The authors propose a general measurement protocol that determines the coupling strength $g$ to individual modes without requiring single-photon resolution or independent photon-number calibration. The method relies on comparing two distinct nonlinear effects induced by driving a specific photonic mode: the AC-Stark shift and the Kerr shifts (self-Kerr and cross-Kerr).

Theoretical Framework

The protocol utilizes a transmon qubit coupled to two photonic modes: a Drive mode (D) and a Monitor mode (M).

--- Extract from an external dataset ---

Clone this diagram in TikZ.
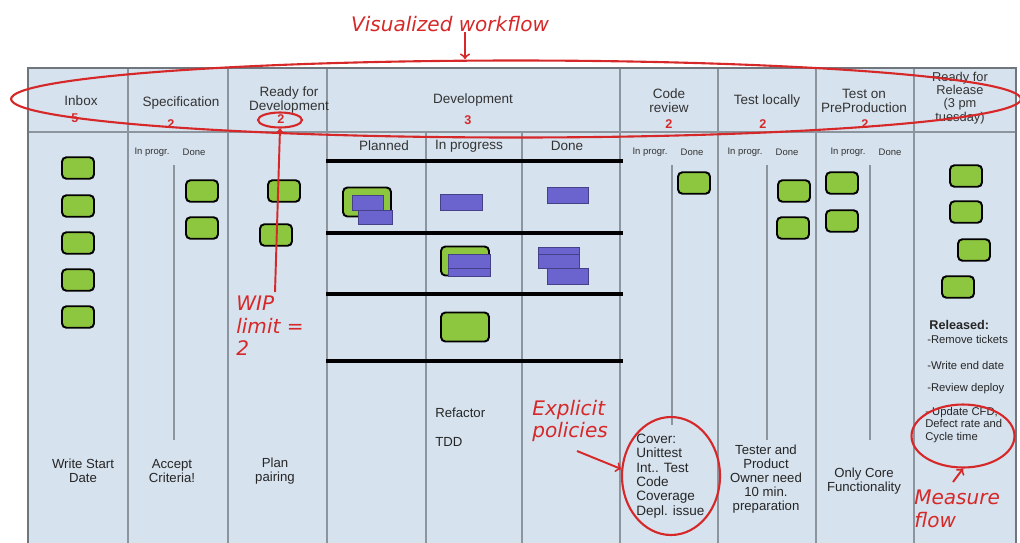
\documentclass[tikz,border=0pt]{standalone}
\usepackage{fontspec}
\setmainfont{Liberation Sans}
\newfontfamily\handfont{DejaVu Sans}
\usetikzlibrary{shapes.geometric}

\definecolor{boardbg}{RGB}{214,226,238}
\definecolor{lanegray}{RGB}{140,148,158}
\definecolor{cardgreen}{RGB}{141,198,63}
\definecolor{ticketblue}{RGB}{108,100,206}
\definecolor{annored}{RGB}{214,40,40}

\tikzset{
  lane/.style={draw=lanegray, line width=0.6pt},
  card/.style={draw=black, line width=1.1pt, fill=cardgreen, rounded corners=2.5pt,
    minimum width=0.64cm, minimum height=0.43cm, inner sep=0pt},
  bigcard/.style={card, minimum width=0.96cm, minimum height=0.58cm},
  ticket/.style={draw=ticketblue!65!black, line width=0.4pt, fill=ticketblue},
  head/.style={font=\fontsize{7.7}{7.9}\selectfont, align=center, text=black!80, inner sep=0pt},
  limit/.style={font=\bfseries\fontsize{7.2}{8}\selectfont, text=annored, inner sep=0pt},
  sub/.style={font=\fontsize{5.4}{6}\selectfont, text=black!80, inner sep=0pt},
  note/.style={font=\fontsize{7.5}{7.9}\selectfont, align=center, text=black!85, inner sep=0pt},
  small/.style={font=\fontsize{6.4}{7.1}\selectfont, align=left, text=black!85, inner sep=0pt, anchor=west},
  hand/.style={font=\handfont\itshape\fontsize{11.4}{12.8}\selectfont, text=annored, align=left, inner sep=0pt},
  ring/.style={ellipse, draw=annored, line width=1.2pt, inner sep=0pt},
  annot/.style={draw=annored, line width=1.1pt, ->},
}

\begin{document}
\begin{tikzpicture}[x=0.02cm, y=-0.02cm]
\useasboundingbox (0,0) rectangle (1020,542);

% board
\fill[boardbg] (28,68) rectangle (1016,545);
\draw[lane] (28,132) -- (1016,132);
\foreach \x in {128,228,327,620,718,816,914} \draw[lane] (\x,68) -- (\x,545);
\foreach \x in {426,522} \draw[lane] (\x,132) -- (\x,545);
\foreach \x/\e in {174/440,672/425,767/440,870/440} \draw[lane] (\x,165) -- (\x,\e);
\draw[draw=lanegray!80!black, line width=1.3pt] (28,545) -- (28,68) -- (1016,68) -- (1016,545);

% column heads
\node[head] (hin) at (81,101) {Inbox};
\node[head] (hsp) at (181,103) {Specification};
\node[head] (hrd) at (289,100) {Ready for\\Development};
\node[head] (hdv) at (473,100) {Development};
\node[head] (hcr) at (669,101) {Code\\review};
\node[head] (htl) at (767,101) {Test locally};
\node[head] (hpp) at (864,101) {Test on\\PreProduction};
\node[head, font=\fontsize{7.3}{7.6}\selectfont] (hrr) at (960,98) {Ready for\\Release\\(3 pm\\tuesday)};

\node[limit] (lin) at (75,118) {5};
\node[limit] (lsp) at (171,124) {2};
\node[limit] (lrd) at (281,119) {2};
\node[limit] (ldv) at (468,120) {3};
\node[limit] (lcr) at (669,124) {2};
\node[limit] (ltl) at (763,124) {2};
\node[limit] (lpp) at (865,124) {2};

% split columns
\foreach \x in {174,672,767,870} {
  \node[sub] (ip\x) at (\x-22,152) {In progr.};
  \node[sub] (dn\x) at (\x+20,152) {Done};
}
\node[head] (dvpl) at (384,146) {Planned};
\node[head] (dvip) at (469,146) {In progress};
\node[head] (dvdn) at (567,146) {Done};
\foreach \y in {161,233,294,361} \draw[line width=2.2pt] (326,\y) -- (623,\y);

% cards
\foreach \y [count=\i] in {168,206,243,280,317} \node[card] (in\i) at (78,\y) {};
\node[card] (sp1) at (202,191) {};
\node[card] (sp2) at (202,228) {};
\node[card] (rd1) at (284,191) {};
\node[card] (rd2) at (276,235) {};
\node[card] (cr1) at (694,183) {};
\node[card] (tl1) at (794,191) {};
\node[card] (tl2) at (793,228) {};
\node[card] (pp1) at (842,183) {};
\node[card] (pp2) at (842,221) {};
\node[card] (rr1) at (966,176) {};
\node[card] (rr2) at (966,212) {};
\node[card] (rr3) at (974,250) {};
\node[card] (rr4) at (958,287) {};

% development swimlanes
\node[bigcard] (pl1) at (367,202) {};
\filldraw[ticket] (352,195) rectangle (383,210);
\filldraw[ticket] (358,210) rectangle (392,224);
\filldraw[ticket] (440,194) rectangle (482,210);
\filldraw[ticket] (547,187) rectangle (588,203);
\node[bigcard] (pg2) at (465,261) {};
\filldraw[ticket] (448,254) rectangle (490,268);
\filldraw[ticket] (448,268) rectangle (490,276);
\filldraw[ticket] (538,247) rectangle (579,254);
\filldraw[ticket] (538,254) rectangle (579,268);
\filldraw[ticket] (547,268) rectangle (588,284);
\node[bigcard] (pg3) at (465,327) {};

% policies
\node[note] (pin) at (83,471) {Write Start\\Date};
\node[note] (psp) at (172,471) {Accept\\Criteria!};
\node[note] (prd) at (275,471) {Plan\\pairing};
\node[note, anchor=west] (prf) at (435,413) {Refactor};
\node[note, anchor=west] (ptd) at (435,442) {TDD};
\node[note, align=left, anchor=west, font=\fontsize{7.7}{8.2}\selectfont] (pcr) at (636,476)
  {Cover:\\Unittest\\Int.. Test\\Code\\Coverage\\Depl. issue};
\node[note] (ptl) at (766,479) {Tester and\\Product\\Owner need\\10 min.\\preparation};
\node[note] (ppp) at (864,481) {Only Core\\Functionality};
\node[small, font=\bfseries\fontsize{7.2}{8}\selectfont] (rel) at (929,325) {Released:};
\node[small] (rel1) at (927,339) {-Remove tickets};
\node[small] (rel2) at (927,365) {-Write end date};
\node[small] (rel3) at (927,389) {-Review deploy};
\node[small] (rel4) at (925,425) {- Update CFD,\\Defect rate and\\Cycle time};

% annotations
\node[hand] (vw) at (450,24) {Visualized workflow};
\node[ring, minimum width=20.2cm, minimum height=1.54cm] (flowring) at (516,99) {};
\coordinate (vwtip) at (465,59);
\draw[annot] (vw.south -| vwtip) -- (vwtip);

\node[ring, minimum width=0.88cm, minimum height=0.3cm] (wipring) at (280,120) {};
\node[hand, anchor=west] (wip) at (236,326) {WIP\\limit =\\2};
\coordinate (wiptail) at (275,292);
\draw[annot] (wiptail) -- (wipring.south);

\node[ring, minimum width=1.96cm, minimum height=2.36cm] (polring) at (671,476) {};
\node[hand, anchor=west] (ep) at (532,421) {Explicit\\policies};
\coordinate (eptail) at (577,451);
\draw[annot] (eptail) -- (polring.172);

\node[ring, minimum width=2.06cm, minimum height=1.26cm] (mring) at (963,436) {};
\node[hand, anchor=west] (mf) at (914,509) {Measure\\flow};
\coordinate (mftail) at (953,482);
\draw[annot] (mftail) -- (mring.south);
\end{tikzpicture}
\end{document}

Hamiltonian: The system is modeled using a dispersive Hamiltonian where the qubit is far detuned from the modes. The effective interaction includes AC-Stark shifts ( $\tilde{\chi}$ ) and Kerr shifts ( $\chi$ ).
Key Insight: The frequency shifts per unit of drive power ( $\partial_P \omega'$ ) are directly measurable. While the absolute intracavity photon number ( $\bar{n} = \beta P$ ) depends on an unknown conversion factor $\beta$ (due to losses), the ratio of frequency shifts eliminates $\beta$ .
Extraction Equations:
- AC-Stark Shift: The drive mode shifts the qubit frequency: $\partial_P \omega'_q \propto \beta \tilde{\chi}_D$ .
- Self-Kerr Shift: The drive mode shifts its own frequency: $\partial_P \omega'_D \propto \beta \chi_{DD}$ .
- Cross-Kerr Shift: The drive mode shifts the monitor mode frequency: $\partial_P \omega'_M \propto \beta \chi_{DM}$ .
By taking the ratios of these derivatives (e.g., $\frac{\partial_P \omega'_D}{\partial_P \omega'_q}$ ), the unknown $\beta$ cancels out. The remaining terms depend only on known detunings ( $\Delta$ ), transmon anharmonicity ( $\alpha$ ), and the unknown coupling strengths $g_D$ and $g_M$ . This allows for the direct algebraic extraction of $g$ .

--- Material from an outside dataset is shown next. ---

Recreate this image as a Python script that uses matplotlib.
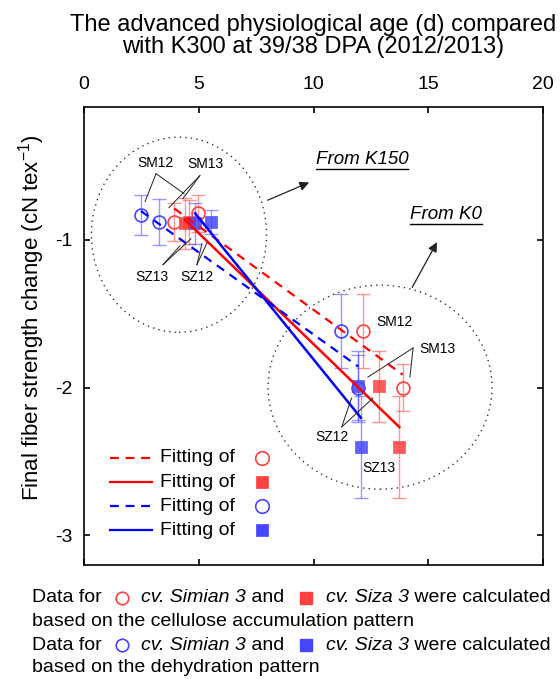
import numpy as np
import matplotlib
matplotlib.use("Agg")
import matplotlib.pyplot as plt
from matplotlib.lines import Line2D
from matplotlib.patches import Ellipse

plt.rcParams['font.family'] = ['Liberation Sans', 'DejaVu Sans']
plt.rcParams['mathtext.fontset'] = 'custom'
plt.rcParams['mathtext.rm'] = 'Liberation Sans'
plt.rcParams['axes.unicode_minus'] = False

# data
red_circle_x = [3.93, 4.95, 12.14, 13.89]
red_circle_y = [-0.88, -0.82, -1.62, -2.00]
red_circle_err = [0.13, 0.125, 0.25, 0.16]

red_square_x = [4.40, 4.57, 12.87, 13.74]
red_square_y = [-0.89, -0.88, -1.99, -2.40]
red_square_err = [0.17, 0.15, 0.24, 0.345]

blue_circle_x = [2.48, 3.27, 11.20, 11.95]
blue_circle_y = [-0.83, -0.88, -1.62, -2.00]
blue_circle_err = [0.136, 0.158, 0.25, 0.22]

blue_square_x = [4.84, 5.53, 11.95, 12.06]
blue_square_y = [-0.89, -0.88, -1.99, -2.40]
blue_square_err = [0.14, 0.08, 0.24, 0.345]

x_ticks = [0, 5, 10, 15, 20]
y_ticks = [-1, -2, -3]

RED = '#ff0000'
BLUE = '#0000ff'
RED_M = '#ff4040'
BLUE_M = '#4646ff'
MS_C = 9.3
MS_S = 9.0

W, H = 560, 679
fig = plt.figure(figsize=(W / 100, H / 100), dpi=100)
ax = fig.add_axes([84 / W, 1 - 565 / H, 459 / W, 458.3 / H])

groups = [
    (red_circle_x, red_circle_y, red_circle_err, RED, RED_M, 'o', '--'),
    (red_square_x, red_square_y, red_square_err, RED, RED_M, 's', '-'),
    (blue_circle_x, blue_circle_y, blue_circle_err, BLUE, BLUE_M, 'o', '--'),
    (blue_square_x, blue_square_y, blue_square_err, BLUE, BLUE_M, 's', '-'),
]

for gx, gy, ge, lc, mc, mk, ls in groups:
    ax.errorbar(gx, gy, yerr=ge, fmt='none', ecolor=mc, alpha=0.55,
                elinewidth=1.0, capsize=5, capthick=1.0, zorder=2)
    if mk == 'o':
        ax.plot(gx, gy, 'o', ms=MS_C, mfc='none', mec=mc, mew=1.2, zorder=3)
    else:
        ax.plot(gx, gy, 's', ms=MS_S, mfc=mc, mec=mc, mew=0.5, alpha=0.85, zorder=3)
    k, b = np.polyfit(gx, gy, 1)
    xs = np.array([min(gx), max(gx)])
    if ls == '--':
        ax.plot(xs, k * xs + b, color=lc, lw=1.6, dashes=(4, 3), zorder=4)
    else:
        ax.plot(xs, k * xs + b, color=lc, lw=1.8, zorder=4)

# dotted ellipses
ax.add_patch(Ellipse((4.14, -0.966), 7.63, 1.32, fill=False, ls=(0, (1, 3)),
                     lw=1.0, ec='#333333'))
ax.add_patch(Ellipse((12.9, -1.997), 9.76, 1.38, fill=False, ls=(0, (1, 3)),
                     lw=1.0, ec='#333333'))

# arrows
ax.annotate('', xy=(9.92, -0.605), xytext=(7.89, -0.74),
            arrowprops=dict(arrowstyle='-|>', color='#222222', lw=0.9,
                            mutation_scale=14))
ax.annotate('', xy=(15.44, -1.0), xytext=(14.24, -1.339),
            arrowprops=dict(arrowstyle='-|>', color='#222222', lw=0.9,
                            mutation_scale=14))

# point labels
labels = [
    ('SM12', 3.12, -0.478, (3.14, -0.553), [(2.66, -0.742), (4.36, -0.688)]),
    ('SM13', 5.27, -0.49, (5.05, -0.566), [(3.70, -0.783), (4.31, -0.722)]),
    ('SZ13', 2.96, -1.25, (3.44, -1.169), [(4.66, -0.993), (4.18, -1.041)]),
    ('SZ12', 4.92, -1.25, (4.92, -1.169), [(5.14, -1.027), (5.36, -1.02)]),
    ('SM12', 13.51, -1.556, None, []),
    ('SM13', 15.38, -1.739, (14.34, -1.732), [(12.37, -1.929), (14.20, -1.929)]),
    ('SZ12', 10.81, -2.336, (11.23, -2.266), [(11.66, -2.071), (12.59, -2.071)]),
    ('SZ13', 12.85, -2.546, None, []),
]
for txt, tx, ty, vtx, ends in labels:
    ax.text(tx, ty, txt, fontsize=10, ha='center', va='center', zorder=5)
    for ex, ey in ends:
        ax.plot([vtx[0], ex], [vtx[1], ey], color='#222222', lw=0.7, zorder=5)

# legend drawn by hand
legend_rows = [
    (RED, '--', 'o', 'none', RED_M),
    (RED, '-', 's', RED_M, RED_M),
    (BLUE, '--', 'o', 'none', BLUE_M),
    (BLUE, '-', 's', BLUE_M, BLUE_M),
]
for i, (lc, ls, mk, mfc, mec) in enumerate(legend_rows):
    yy = 0.2335 - i * 0.0524
    if ls == '--':
        ax.plot([0.0566, 0.148], [yy, yy], transform=ax.transAxes, color=lc,
                lw=1.6, dashes=(4, 3))
    else:
        ax.plot([0.0566, 0.148], [yy, yy], transform=ax.transAxes, color=lc, lw=1.6)
    ax.text(0.1656, yy, 'Fitting of', transform=ax.transAxes, fontsize=14,
            va='center', ha='left')
    ax.plot([0.388], [yy], mk, transform=ax.transAxes,
            ms=MS_C + 0.5 if mk == 'o' else MS_S - 0.5,
            mfc=mfc, mec=mec, mew=1.2 if mk == 'o' else 0.5)

ax.set_xlim(0, 20)
ax.set_ylim(-3.2, -0.1)
ax.set_xticks(x_ticks)
ax.set_yticks(y_ticks)
ax.xaxis.tick_top()
ax.tick_params(direction='in', top=True, bottom=True, left=True, right=True,
               labeltop=True, labelbottom=False, length=4.5, width=1.2,
               labelsize=14)
ax.tick_params(axis='x', pad=10)
ax.tick_params(axis='y', pad=8)
for sp in ax.spines.values():
    sp.set_linewidth(1.2)
ax.set_ylabel('Final fiber strength change (cN tex$^{-1}$)', fontsize=16)
ax.yaxis.set_label_coords(-0.08, 0.54)

fig.text(313.5 / W, 1 - 36 / H,
         'The advanced physiological age (d) compared\nwith K300 at 39/38 DPA (2012/2013)',
         ha='center', va='center', fontsize=17, linespacing=1.05)

renderer = fig.canvas.get_renderer()

# underlined italic notes
for txt, tx, ty in [('From K150', 12.11, -0.458), ('From K0', 15.77, -0.83)]:
    t = ax.text(tx, ty, txt, fontsize=13.5, style='italic', ha='center', va='center')
    bb = t.get_window_extent(renderer)
    inv = ax.transData.inverted()
    (x0, y0), (x1, _) = inv.transform([(bb.x0, bb.y0 - 1), (bb.x1, bb.y0 - 1)])
    ax.plot([x0, x1], [y0, y0], color='black', lw=1.0)


# caption below the chart
def caption_line(ypx, pieces):
    x = 32.0
    yf = 1 - ypx / H
    for kind, val in pieces:
        if kind == 'gap':
            x += val
        elif kind in ('circle', 'square'):
            color = RED_M if val == 'r' else BLUE_M
            if kind == 'circle':
                m = Line2D([x / W], [yf], marker='o', ms=9.0, mfc='none', mec=color,
                           mew=1.2, transform=fig.transFigure)
            else:
                m = Line2D([x / W], [yf], marker='s', ms=8.3, mfc=color, mec=color,
                           transform=fig.transFigure)
            fig.add_artist(m)
        else:
            st = 'italic' if kind == 'it' else 'normal'
            t = fig.text(x / W, yf, val, fontsize=14, style=st, ha='left', va='center')
            bb = t.get_window_extent(renderer)
            x = bb.x1


caption_line(598, [('tx', 'Data for'), ('gap', 20), ('circle', 'r'), ('gap', 19),
                   ('it', 'cv. Simian 3'), ('tx', ' and'), ('gap', 22), ('square', 'r'),
                   ('gap', 20), ('it', 'cv. Siza 3'), ('tx', ' were calculated')])
caption_line(621, [('tx', 'based on the cellulose accumulation pattern')])
caption_line(645, [('tx', 'Data for'), ('gap', 20), ('circle', 'b'), ('gap', 19),
                   ('it', 'cv. Simian 3'), ('tx', ' and'), ('gap', 22), ('square', 'b'),
                   ('gap', 20), ('it', 'cv. Siza 3'), ('tx', ' were calculated')])
caption_line(668, [('tx', 'based on the dehydration pattern')])

fig.savefig('out.png', dpi=100)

Experimental Implementation

Platform: A superconducting transmon qubit coupled to a 1D coplanar waveguide (CPW) resonator lattice with 54 modes.
Technique: Two-tone spectroscopy (pump-probe).
- Case 1 (AC-Stark): A weak drive is applied to Mode D. The shift in the qubit frequency is measured via the transmission of a probe tone through Mode D.
- Case 2 (Kerr): A stronger drive is applied to Mode D. The self-Kerr shift of Mode D and the cross-Kerr shift of Mode M are measured simultaneously by tracking the resonance frequencies of both modes using two-tone spectroscopy.
Validation: The protocol was tested on three different lattice modes using all six possible drive/monitor pairings. Additionally, the qubit frequency was swept over a range of detunings (400–800 MHz) to verify consistency.

3. Key Contributions

Calibration-Free Protocol: The method eliminates the need for single-photon resolution, independent photon-number calibration, or insertion-loss calibration. It relies solely on the relative power dependence of nonlinear frequency shifts.
Applicability to Multimode Systems: The protocol works effectively in complex environments with many modes, including those with weak transmission or strong localization (e.g., flat bands), by using an easily measurable "auxiliary" mode to characterize a difficult-to-measure mode.
Generalizability: While demonstrated with a transmon, the framework is applicable to any atom-like system coupled to bosonic modes, provided the appropriate AC-Stark and Kerr coefficients are used.
Theoretical Derivation: The authors provide a rigorous fourth-order Schrieffer-Wolff perturbation theory derivation for the Kerr coefficients of a transmon (including higher excited states), offering closed-form expressions for self- and cross-Kerr shifts that go beyond the standard two-level approximation.

4. Results

Consistency Across Pairs: When measuring the coupling strengths ( $g$ ) for three selected modes (A, B, C) using all possible drive/monitor combinations, the extracted values were highly consistent. For example, $g_A$ was measured to be $\approx 12.6 - 13.4$ MHz depending on the pair, with systematic errors dominating over statistical noise.
Detuning Independence: By sweeping the qubit frequency from $\sim 4.2$ GHz to $\sim 4.6$ GHz, the authors demonstrated that the extracted coupling strengths remained stable (varying by only $\sim 5\%$ ), confirming the model's accuracy across a wide range of detunings.
Quantitative Accuracy:
- Drive mode coupling ( $g_D$ ): $\approx 14.2 \pm 0.6$ MHz.
- Monitor mode coupling ( $g_M$ ): $\approx 13.4 \pm 0.5$ MHz.
- The method successfully extracted these values without prior knowledge of the input attenuation or photon conversion efficiency.

5. Significance

This work provides a robust, scalable tool for the characterization of multimode quantum systems. Its significance lies in:

Enabling Analog Quantum Simulation: It allows researchers to accurately map the parameters of complex spin-boson models and exotic band structures in resonator lattices, which is a prerequisite for reliable quantum simulation.
Characterizing "Dark" Modes: It enables the measurement of coupling strengths for modes that are difficult to access directly (e.g., localized flat-band modes or phononic modes in hybrid systems) by using a well-coupled auxiliary mode as a probe.
Simplifying Experimental Workflows: By removing the need for complex photon-number calibration, the protocol lowers the barrier to entry for characterizing high-dimensional quantum systems, accelerating the development of multimode circuit-QED architectures.

In summary, the paper presents a practical and theoretically grounded method to "in-situ" determine light-matter coupling in complex multimode environments, overcoming the limitations of traditional calibration-heavy techniques.